Asynchronous Networking with the DirectPlay Protocol

When you are designing a network gaming application, the object of the networking code is to provide the basis for a synchronized game environment to many players. The networking code must handle many different network environments which may provide low or high latency, low or high bandwidth, and varying reliability.

Before the advent of DirectPlay, it was left to the game developer to determine the characteristics of the network link and adapt the game appropriately. Typically, the solution developers applied was to minimize the amount and frequency of the data sent. Although this approach provides a solution that works well in the harshest environments, it does not provide the best gaming experience to the end user. In many cases, the game could send many more updates or more information per update to enhance the user experience and keep tighter synchronization of the gaming environment.

The goal of the network code should be to use all available bandwidth for updating the game state. At the same time, the code must avoid backlogging the connection by sending faster than the link can handle, which leads to higher latencies and worse game synchronization.

The DirectPlay protocol and asynchronous messaging provide an environment where the network code in an application can determine the abilities of the link and adapt its behavior to make the greatest use of available bandwidth.
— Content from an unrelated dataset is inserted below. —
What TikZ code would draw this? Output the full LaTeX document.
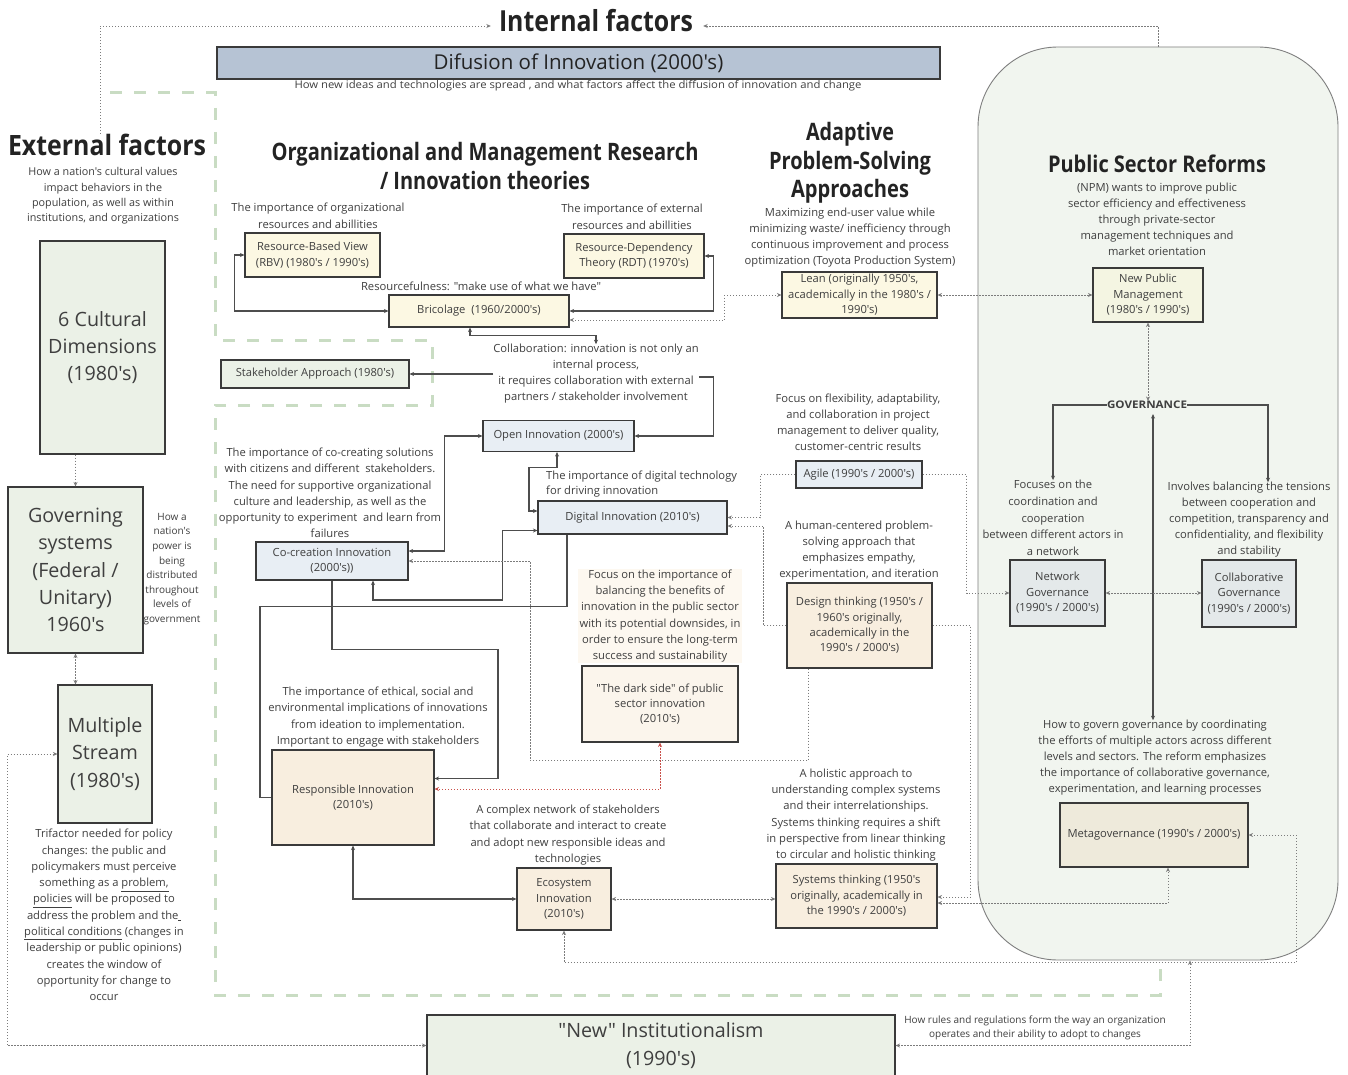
\documentclass[tikz,border=0pt]{standalone}
\usepackage{fontspec}
\setmainfont{Open Sans}[Ligatures=TeXOff]
\usepackage{graphicx}
\usetikzlibrary{arrows.meta,calc}

\definecolor{bordc}{HTML}{3A3A3A}
\definecolor{txtc}{HTML}{3F3F3F}
\definecolor{titc}{HTML}{232323}
\definecolor{linc}{HTML}{4D4D4D}
\definecolor{dotc}{HTML}{7C7C7C}
\definecolor{redc}{HTML}{C8504A}
\definecolor{grnd}{HTML}{C9DCC3}
\definecolor{fylw}{HTML}{FCF8E3}
\definecolor{fblu}{HTML}{E8EEF4}
\definecolor{fgrn}{HTML}{EBF1E7}
\definecolor{fbeg}{HTML}{F8EEDF}
\definecolor{fdark}{HTML}{FBF5EC}
\definecolor{fnote}{HTML}{FDF8F0}
\definecolor{fnet}{HTML}{E4E9EA}
\definecolor{fmeta}{HTML}{EEEADB}
\definecolor{fnpm}{HTML}{F4F5E2}
\definecolor{fpanel}{HTML}{F1F5EF}
\definecolor{panelb}{HTML}{7F7F7F}
\definecolor{fdif}{HTML}{B6C3D4}

\newcommand\bodyf{\fontsize{11.2}{16}\selectfont}
\newcommand\boxf{\fontsize{11.2}{15.4}\selectfont}
\newcommand\bigf{\fontsize{19.7}{27.2}\selectfont}
\newcommand\fitw[2]{\resizebox{#1pt}{\height}{#2}}

\begin{document}
\begin{tikzpicture}[x=1pt,y=-1pt,
  >={Stealth[length=4.5pt,width=4pt]},
  box/.style={draw=bordc, line width=1.1pt, inner sep=0pt, align=center, font=\boxf, text=txtc},
  yelbox/.style={box, fill=fylw},
  blubox/.style={box, fill=fblu},
  grnbox/.style={box, fill=fgrn},
  begbox/.style={box, fill=fbeg},
  netbox/.style={box, fill=fnet},
  note/.style={inner sep=0pt, align=center, font=\bodyf, text=txtc},
  title/.style={inner sep=0pt, align=center, text=titc},
  wire/.style={draw=linc, line width=1.1pt},
  dots/.style={draw=dotc, line width=0.9pt, dash pattern=on 1.2pt off 1.8pt},
  reddots/.style={dots, draw=redc},
  greenframe/.style={draw=grnd, line width=3pt, dash pattern=on 12pt off 12pt},
]
\clip (0,0) rectangle (1348,1075);
\fill[white] (0,0) rectangle (1348,1075);

% public sector reforms panel
\node[draw=panelb, fill=fpanel, line width=0.9pt, rounded corners=80pt,
      minimum width=360, minimum height=913, inner sep=0pt] (psr) at (1158,503.5) {};

% internal factors frame
\draw[greenframe] (110,93) -- (215,93) -- (215,340) -- (432,340) -- (432,405)
  -- (215,405) -- (215,995) -- (1160,995) -- (1160,960);

% headings
\node[title, font=\fontsize{29}{32}\bfseries] (tInt) at (596,21) {\fitw{194}{Internal factors}};
\node[title, font=\fontsize{28}{32}\bfseries] (tExt) at (107,145) {\fitw{198}{External factors}};
\node[title, font=\fontsize{24}{29}\bfseries] (orgT) at (485,166)
  {\fitw{427}{Organizational and Management Research}\\\fitw{210}{/ Innovation theories}};
\node[title, font=\fontsize{24}{28.5}\bfseries] (apsT) at (850,163)
  {\fitw{88}{Adaptive}\\\fitw{162}{Problem-Solving}\\\fitw{118}{Approaches}};
\node[title, font=\fontsize{23}{28}\bfseries] (psrT) at (1157,164) {\fitw{218}{Public Sector Reforms}};
\node[title, font=\fontsize{10.5}{12}\bfseries, text=txtc] (govt) at (1147,405) {\fitw{80}{GOVERNANCE}};

% diffusion banner
\node[box, fill=fdif, font=\fontsize{20.5}{24}\selectfont, text=titc, minimum width=723, minimum height=32] (dif) at (578.5,63) {Difusion of Innovation (2000's)};
\node[note, font=\fontsize{10.5}{13}\selectfont] (difD) at (578,86) {\fitw{567}{How new ideas and technologies are spread , and what factors affect the diffusion of innovation and change}};

% external factors column
\node[note, font=\fontsize{10.8}{15.3}\selectfont] (extD) at (103,196)
  {How a nation's cultural values\\impact behaviors in the\\population, as well as within\\institutions, and organizations};
\node[grnbox, font=\bigf, minimum width=125, minimum height=213] (cult) at (102.5,347.5) {6 Cultural\\Dimensions\\(1980's)};
\node[grnbox, font=\bigf, minimum width=135, minimum height=166] (govs) at (75.5,570) {Governing\\systems\\(Federal /\\Unitary)\\1960's};
\node[note, font=\fontsize{10}{14.6}\selectfont] (govD) at (172,569)
  {How a\\nation's\\power is\\being\\distributed\\throughout\\levels of\\government};
\node[grnbox, font=\bigf, minimum width=94, minimum height=138] (ms) at (105,754) {Multiple\\Stream\\(1980's)};
\node[note, font=\fontsize{11.2}{16.3}\selectfont] (msD) at (104,915)
  {Trifactor needed for policy\\changes: the public and\\policymakers must perceive\\something as a \underline{problem,}\\\underline{policies} will be proposed to\\address the problem and the\underline{\kern2.5pt}\\\underline{political conditions} (changes in\\leadership or public opinions)\\creates the window of\\opportunity for change to\\occur};
\node[grnbox, font=\bigf, minimum width=468, minimum height=61] (ni) at (661,1045.5) {"New" Institutionalism\\(1990's)};
\node[note, font=\fontsize{10}{14}\selectfont] (niD) at (1035,1028)
  {How rules and regulations form the way an organization\\operates and their ability to adopt to changes};

% organizational and management research
\node[note, font=\fontsize{11.2}{17}\selectfont] (rbvD) at (318,216) {The importance of organizational\\resources and abillities};
\node[note, font=\fontsize{11.2}{17}\selectfont] (rdtD) at (632,217) {The importance of external\\resources and abillities};
\node[yelbox, minimum width=135, minimum height=44] (rbv) at (312.5,255) {Resource-Based View\\(RBV) (1980's / 1990's)};
\node[yelbox, minimum width=140, minimum height=44] (rdt) at (634,256) {Resource-Dependency\\Theory (RDT) (1970's)};
\node[note] (resD) at (481,286) {\fitw{240}{Resourcefulness: "make use of what we have"}};
\node[yelbox, minimum width=180, minimum height=32] (bric) at (479,311) {Bricolage~ (1960/2000's)};
\node[grnbox, minimum width=188, minimum height=28] (stake) at (315,374) {Stakeholder Approach (1980's)};
\node[note] (collab) at (596,374)
  {Collaboration: innovation is not only an\\internal process,\\it requires collaboration with external\\partners / stakeholder involvement};
\node[blubox, minimum width=151, minimum height=31] (open) at (558.5,436) {Open Innovation (2000's)};
\node[note, font=\fontsize{11.2}{16.2}\selectfont] (coD) at (330,493)
  {The importance of co-creating solutions\\with citizens and different\ \ stakeholders.\\The need for supportive organizational\\culture and leadership, as well as the\\opportunity to experiment\ \ and learn from\\failures};
\node[blubox, minimum width=152, minimum height=38] (cocr) at (332,561) {Co-creation Innovation\\(2000's))};
\node[note, align=left, anchor=west, font=\fontsize{11.2}{15.5}\selectfont] (digD) at (546,484)
  {The importance of digital technology\\for driving innovation};
\node[blubox, minimum width=189, minimum height=33] (dig) at (632.5,517.5) {Digital Innovation (2010's)};
\node[note, fill=fnote, minimum width=164, minimum height=94, font=\fontsize{11.2}{16.2}\selectfont] (darkD) at (660,616)
  {Focus on the importance of\\balancing the benefits of\\innovation in the public sector\\with its potential downsides, in\\order to ensure the long-term\\success and sustainability};
\node[box, fill=fdark, minimum width=156, minimum height=76] (dark) at (660,704) {"The dark side" of public\\sector innovation\\(2010's)};
\node[note, font=\fontsize{11.2}{16.3}\selectfont] (respD) at (378,717)
  {The importance of ethical, social and\\environmental implications of innovations\\from ideation to implementation.\\Important to engage with stakeholders};
\node[begbox, minimum width=162, minimum height=95] (resp) at (353,797.5) {Responsible Innovation\\(2010's)};
\node[note, font=\fontsize{11.2}{16.3}\selectfont] (ecoD) at (568,835)
  {A complex network of stakeholders\\that collaborate and interact to create\\and adopt new responsible ideas and\\technologies};
\node[begbox, minimum width=94, minimum height=62] (eco) at (564,899) {Ecosystem\\Innovation\\(2010's)};

% adaptive problem-solving approaches
\node[note] (apsD) at (850,238)
  {Maximizing end-user value while\\minimizing waste/ inefficiency through\\continuous improvement and process\\optimization (Toyota Production System)};
\node[yelbox, minimum width=155, minimum height=46] (lean) at (859.5,295) {Lean (originally 1950's,\\academically in the 1980's /\\1990's)};
\node[note] (agileD) at (858,422)
  {Focus on flexibility, adaptability,\\and collaboration in project\\management to deliver quality,\\customer-centric results};
\node[blubox, minimum width=126, minimum height=27] (agile) at (859,474.5) {Agile (1990's / 2000's)};
\node[note] (dtD) at (859,551)
  {A human-centered problem-\\solving approach that\\emphasizes empathy,\\experimentation, and iteration};
\node[begbox, minimum width=145, minimum height=85] (design) at (859.5,625.5) {Design thinking (1950's /\\1960's originally,\\academically in the\\1990's / 2000's)};
\node[note, font=\fontsize{11.2}{16.2}\selectfont] (sysD) at (856,815)
  {A holistic approach to\\understanding complex systems\\and their interrelationships.\\Systems thinking requires a shift\\in perspective from linear thinking\\to circular and holistic thinking};
\node[begbox, minimum width=161, minimum height=64] (sys) at (856.5,896) {Systems thinking (1950's\\originally, academically in\\the 1990's / 2000's)};

% public sector reforms
\node[note] (psrD) at (1157,219)
  {(NPM) wants to improve public\\sector efficiency and effectiveness\\through private-sector\\management techniques and\\market orientation};
\node[box, fill=fnpm, minimum width=110, minimum height=54] (npm) at (1148,295) {New Public\\Management\\(1980's / 1990's)};
\node[note, font=\fontsize{11.2}{16.7}\selectfont] (netD) at (1053,518)
  {Focuses on the\\coordination and\\cooperation\\between different actors in\\a network};
\node[note] (colD) at (1249,520)
  {Involves balancing the tensions\\between cooperation and\\competition, transparency and\\confidentiality, and flexibility\\and stability};
\node[netbox, minimum width=95, minimum height=66] (net) at (1057.5,593) {Network\\Governance\\(1990's / 2000's)};
\node[netbox, minimum width=94, minimum height=67] (colg) at (1249,593.5) {Collaborative\\Governance\\(1990's / 2000's)};
\node[note] (metaD) at (1155,758)
  {How to govern governance by coordinating\\the efforts of multiple actors across different\\levels and sectors. The reform emphasizes\\the importance of collaborative governance,\\experimentation, and learning processes};
\node[box, fill=fmeta, minimum width=188, minimum height=64] (meta) at (1154,835) {Metagovernance (1990's / 2000's)};

% solid connectors
\draw[wire,<->] (rbv.west) -- ++(-10,0) |- (bric.west);
\draw[wire,<->] (rdt.east) -- ++(9,0) |- (bric.east);
\draw[wire,<->] ([xshift=-9pt]bric.south) -- ++(0,8) -| (collab.north);
\draw[wire,->] (collab.west |- stake.east) -- (stake.east);
\draw[wire,->] ([yshift=-3pt]collab.east) -- ++(15,0) |- (open.east);
\draw[wire,<->] (open.west) -- ++(-38,0) |- ([yshift=10pt]cocr.east);
\draw[wire,<->] ([xshift=-1.5pt]open.south) -- ++(0,15) -- ++(-28,0) |- ([yshift=6.5pt]dig.west);
\draw[wire,<->] ([yshift=-13pt]dig.west) -- ++(-35,0) -- ++(0,69.5) -| ([xshift=41pt]cocr.south);
\draw[wire] ([xshift=-65.5pt]dig.south) -- ++(0,72) -- ++(-307,0) |- (resp.west);
\draw[wire,->] (cocr.south) -- ++(0,69) -- ++(166,0) |- ([yshift=19pt]resp.east);
\draw[wire,<->] (resp.south) |- (eco.west);
\draw[wire,->] (govt.west) -| (netD.north);
\draw[wire,->] (govt.east) -| ([xshift=19pt]colD.north);
\coordinate (gvb) at ([xshift=6pt,yshift=-5pt]govt.south);
\draw[wire,<->] (gvb) -- (gvb |- metaD.north);

% dotted connectors
\draw[dots,->] ([xshift=-7pt]tExt.north) |- ([xshift=-8pt,yshift=-5pt]tInt.west);
\draw[dots,->] (psr.north) |- ([xshift=10pt,yshift=-5pt]tInt.east);
\draw[dots,->] (govs.north |- cult.south) -- (govs.north);
\draw[dots,<->] (govs.south) -- (govs.south |- ms.north);
\draw[dots,<->] (ni.west) -- ++(-419,0) |- (ms.west);
\draw[dots,<->] (ni.east) -| ([xshift=32pt]psr.south);
\draw[dots,<->] (lean.west) -- ++(-57,0) |- ([yshift=-9pt]bric.east);
\draw[dots,<->] (lean.east) -- (npm.west);
\draw[dots,<->] (npm.south) -- (npm.south |- govt.north);
\draw[dots,->] (agile.west) -- ++(-35,0) |- (dig.east);
\draw[dots,->] (design.west) -- ++(-23,0) |- ([yshift=-8.5pt]dig.east);
\draw[dots,->] ([xshift=-51.5pt]design.south) -- ++(0,92) -- ++(-278,0) |- (cocr.east);
\draw[reddots,<->] (dark.south) |- ([yshift=8.5pt]resp.east);
\draw[dots,<->] (eco.east) -- (eco.east -| sys.west);
\draw[dots,->] (design.east) -- ++(38,0) |- ([yshift=-1pt]sys.east);
\draw[dots,<->] ([yshift=-7pt]sys.east) -| ([xshift=14pt]meta.south);
\draw[dots,->] (agile.east) -- ++(44,0) |- (net.west);
\draw[dots,<->] (net.east) -- (net.east -| colg.west);
\draw[dots,<->] (eco.south) -- ++(0,32) -- ++(732,0) |- (meta.east);
\end{tikzpicture}
\end{document}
The DirectPlay protocol uses feedback from the receiver, letting the protocol know how much data is arriving at the receiver. Unlike existing network protocols, the feedback allows the DirectPlay protocol to precisely control its sending rate so as not to build up a backlog of message packets between the sender and the receiver.

The DirectPlay protocol also applies this feedback to nonguaranteed messages. This throttling of sent messages not only guarantees that the client application does not introduce excessive latencies into the game by creating a backlog, it also allows the client to adapt itself. By viewing the send queue, the client can recognize when it is sending data faster than the link can deliver the data or when the client is not using nearly the available bandwidth. This gives the client the opportunity to adjust its sending strategy to the capabilities of the existing link.

In order to take maximum advantage of the DirectPlay protocol, you should send messages asynchronously. (For information on how to do this, see Asynchronous Messaging.) Messages sent asynchronously do not block. When you send a message asynchronously, the send is not completed when the call to SendEx returns. Instead, the send will complete at a later time and inform you by posting a completion message to the receive queue.

If you use asynchronous sends, the DirectPlay protocol can be sending many messages, both guaranteed and nonguaranteed, simultaneously on a link. That is, the protocol does not wait for the completion of one message before sending another. This prevents single packet losses from hurting link use. It also prevents the loss of one guaranteed packet from slowing the delivery of other guaranteed messages.

Typically, network games have used nonguaranteed messages only for transferring a real-time game state. The primary reasons for this strategy are that sending a nonguaranteed message generally does not block and that many nonguaranteed messages can be sent without waiting. The DirectPlay protocol enables you to send guaranteed messages that do not block and to have many outstanding guaranteed sends on each connection. This means your game can use guaranteed sends and be just as responsive as a game that uses nonguaranteed sends. This can greatly simplify the design of your game state updates and allows you to use incremental updates, which are almost impossible with nonguaranteed sends.

There are a few things you must watch out for when using the DirectPlay protocol:

• When the DirectPlay protocol is active, synchronous nonguaranteed sends may block because of throttling. By setting the asychronous flag on your sends, you can get the nonguaranteed sends to return immediately and prevent your game thread from blocking.
• Even though the DirectPlay protocol makes better use of the network link, you still have to think carefully and minimize the amount of data you send. Always, less data per state update is better, and the goal is to get more updates per second to improve the user experience.
• When you are making asynchronous sends, the protocol makes a copy of the send data so you can reuse your buffer (or allocate your messages on the stack), so remember that every sent message that is still in the pending queue represents a memory allocation as big as that send, and don't let the send queue grow without limits. There is generally no advantage to letting the send queue to a particular player grow beyond 16 sends. The number of messages in the send queue is absolutely limited to 29 by the current implementation of the DirectPlay protocol. Any additional sends will not be sent concurrently—that is, they will wait for other sends to finish before they put any packets on the network link. You can check the send or receive queue for an individual player by using GetMessageQueue.
• Do not get confused by the difference between the send queue to a particular player and all the send queues. When you are throttling sends, you generally want to get the queue for the player you are sending to and not for all the players. This also means you will probably want to use directed sends rather than group sends.
• If you always find the send queue is empty, you should send at a higher data rate in order to improve game synchronization. Since the protocol feeds back from the receiver, there is no danger of swamping the receiver. An empty queue is wasted bandwidth.
• Don't loop tightly when checking the queue—sleep in between. A constantly spinning thread can use all the CPU cycles. You can adapt the sleep period based on how long it takes the queue to get down to a level where you usually issue another send.
• The send queue represents a backlog. The longer the send queue is, the longer the latency of additional sends. If the queue is growing too large or too long, cancel messages.